Similar difficulties attend the allegation of the plaintiffs failing to make disclosures of their fraud to the court by which they obtained “illegal and fraudulent orders to the prejudice of the proper administration of law”. It is another purported particularization of fraud by alleging another unparticularised fraud and illegality; and not indicating in which way the administration of law is prejudiced.

Taking all these things together, what the defendant has sought to do is to build a sham, a counterfeit presentation and have it for a defence and counter-claim. It is full of bare denials, evasive pleas, unparticularised legal concepts of fraud, illegaility prejudice, and estoppel, all of which were set up without any good faith. They fail to raise a single triable issue as the courts know what should be a trial issue in civil litigation. I find that this defence and counter-claim lacks in bona fides.
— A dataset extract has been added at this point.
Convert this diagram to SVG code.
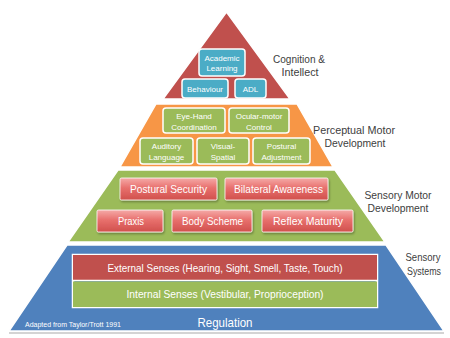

For these reasons, the defendant is not to have leave to defend at all, and summary judgment s hereby entered for the plaintiffs against the defendant in the sum of shs76,000,000 with costs, and interest on those sums at the usual court rates. Decree to issue accordingly.

Signed and dated by me at Nairobi this 3rd day of April, 2003.

R KULOBA

JUDGE

3. 4.2003

Coram R Kuloba

Mr Owino for plaintiff/applicant

Served, no appearance for respondent

COURT:

This Ruling was read out and delivered by me in open court in the presence of counsel for the applicant, and in the absence of respondent’s counsel who had been duly notified of to-day, this 3rd day of April, 2003.